Buddha taught us to gently dismantle this entire concept of self, and the absolute hallucination that it is. The rigid way we define ourselves and the world--it's mistaken. We are imputing permanence on parts that are ever-changing.
But back to the here and now.
By Day Five, the geese appear.
The morning comes with an unusual heat. A sigh of relief to finally pull open the doors, sit in the sun and absorb the softness.
By 4:46pm, Dad comes hurtling into the house, a spade in hand, yelling "Quick quick! Come out! Where's Mum, go get her!" We all dash outside and stand in the middle of the field. Hundreds of creatures in four sets of arrows, shifting and morphing in the vast blue sky. The sounds of their cries in the air as they converse and rally one another forward and push their heroic way from Africa to the Baltic in an ancient movement that signals the coming of Spring.

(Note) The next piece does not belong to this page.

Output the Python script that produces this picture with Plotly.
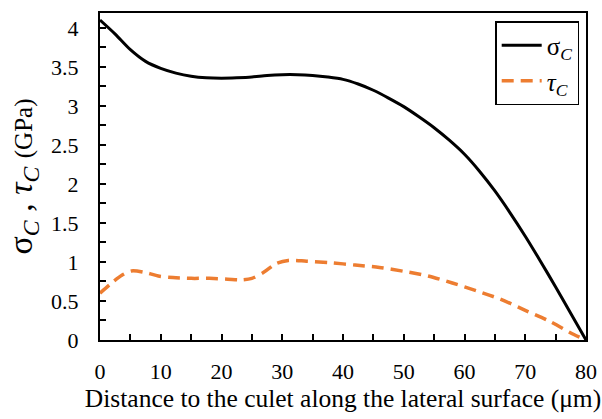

As they fill the sky, and my mother, father and I just stand there in awed silence, heads bent back in the middle of a field, I feel the tears prickle behind my eyes.
These brave beings are going for it. They don't sit around in their marshes and wonder why it's all going wrong. They just move with the turning of the planet. They accept and they try their absolute best to make it through.
My two weeks of ancient French living teaches me this: We need to stop hiding ourselves away in overly heated, far-flung bedrooms-- that pollute the planet and keep us apart from one another. We need to come together and sit with the passers-by in our fast-changing landscape of life. Realize that we are on a journey--and we're in this together.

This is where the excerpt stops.